Sunday, 23 May 2010

Writer Spotlight - Grant Morrison

I'm going to be doing a monthly writers spotlight, highlighting interesting writers and their best works.

This month we look at Grant Morrison.

Grant Morrison is one of a large bunch of British comic book writers who got picked up by DC and Marvel after success over here, (this bunch including Warren Ellis, Alan Moore, Mike Carey, Paul Cornell, Neil Gaiman and Mark Millar) and probably one of the most iconic comic book writers out there still.

His early works, including Animal Man and Doom Patrol focussed on the metafictional aspects of comics, bringing his characters face to face with God (played by Morrison in a bizarre cameo at the end of his Animal Man run) and even breaking through into the real world towards the end of Doom Patrol.

Running themes throughout his work are the ideas of superheroes coming face to face with analogues of themselves, and it's this aspect that I love about his writing.

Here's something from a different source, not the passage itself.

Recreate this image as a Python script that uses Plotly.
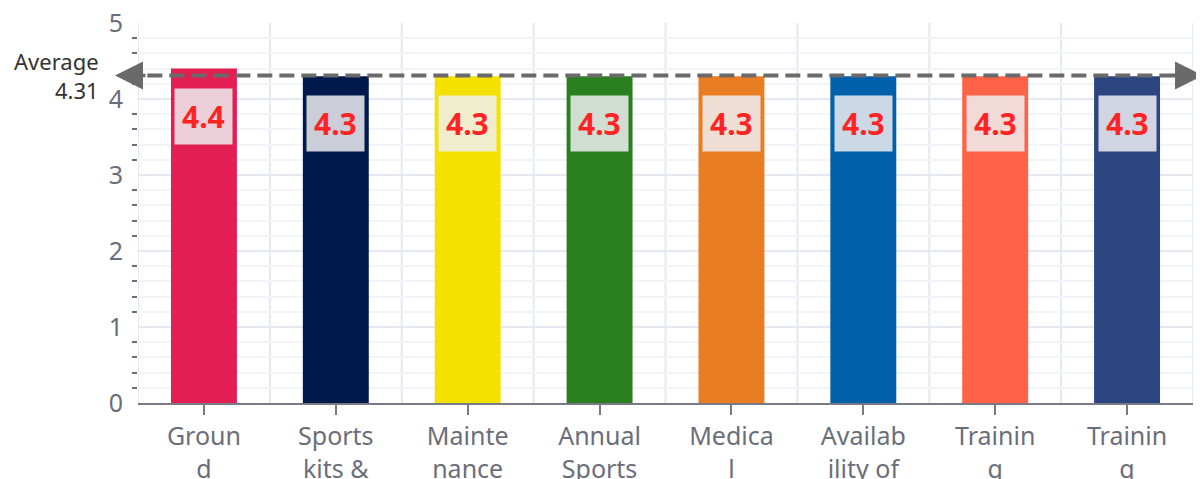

So, here's my top Grant Morrison comics:

Arkham Asylum

Batman is called to Arkham Asylum when the inmates take over and demand that he is incarcerated as well simply because to be Batman he has to be as insane as the rest of them. Morrison's Batman stories have a genesis here and have been resonating in his Dark Knight stories ever since (see below). The characterisation of each of the villains is ingenious - his Mad Hatter verges on peadophillic in his Alice in Wonderland obsession, and his Two Face has been weaned off his beloved coin, and has instead been trained to use a six-sided die to increase the different options available to him (eventually, doctors say they want to teach him to make decisions using a set of tarot cards). This story is also the first one to start to delve into what makes Batman, what sets Bruce Wayne apart from other people - why can no-one else be Batman? It's a similar idea that Alan Moore explored in The Killing Joke, when the Joker claims that all it took for him to become a villian was one bad day, ("You had a bad day once, am I right? I know I am. I can tell you had a bad day and everything changed. Why else would you dress up like a flying rat?"). Arkham Asylum is in many ways an introduction to the themes and ideas that Grant Morrison plays with in his writing.

JLA: Earth 2

The Justice League of America as it stands these days is a shambles. For people who don't read DC comics constantly, the team is a vertibable who-the-hell-are-you mixture of C-listers (Donna Troy?) and almost completely unheard of characters (Congorilla anyone?). So what a joy it must have been to have been reading the title in the late 90's - Superman, Green Lantern, The Flash, Batman, Martian Manhunter, Wonder Woman...the list goes on. Morrison's run on JLA is fantastic, but no storyline is stronger than this one-shot graphic novel illustrated by Frank Quitely in which the JLA team up with an alternate universe Lex Luthor to defeat their evil counterparts. Again, Morrison's theme of superheroes coming across alter-ego's of themselves is the basis for the story - and is used here to show how each of them embody their heroic ideals. Only the Bruce Wayne from this earth can be Batman, only Clark Kent can be Superman. Towards the end of Earth 2 when Owlman (that's Batman's alter-ego) reaches Earth 1 and discovers his father's grave he declares "We've been sent to the one place we can't succeed either, tell them nothing means anything. He's dead. There's no-one left to hurt." His heroes, in a classic DC comics fashion, are not in disguise when they are heroes, (Tarantino makes a similar point in Kill Bill Vol 2 when he talks about Clark Kent being Superman's disguise), they are being themselves.

Final Crisis

A massive DC event and a continuation of his both his Seven Soldiers of Victory and JLA series, this seven issue storyline managed to be the most loved and hated series in recent memory. More than anything, this series felt like a finale to his entire JLA run, in which he killed the Martian Manhunter, sent Superman into a metafictional world filled with DC comics characters no-one wanted to write anymore, shot Batman back in time to the dawn of man and brought back the original Flash. The seven issue series serves as both a testement to the power of these characters, but also to the power of stories - where the ultimate villains in the end are the monitors, an alien race who preside of the entire universe and who dictate events and who, in the end back away seemingly because of the power of their own creations.

WE3

Three missing pets become weapons of mass destruction and go on the run in this three issue mini-series. Coming across like a mixture of Transformers and Homeward Bound this is probably the most straightforward of Morrison's stories, but with Frank Quitely's incredible artwork behind it - it becomes a cinematic joy to behold.

Doom Patrol

Anyone who hasn't picked this series up, hasn't experienced comics. This post talks about the series in so much detail. The series has been collected into six trades, and contains a sentient road called Danny The Street. What more do you need to know?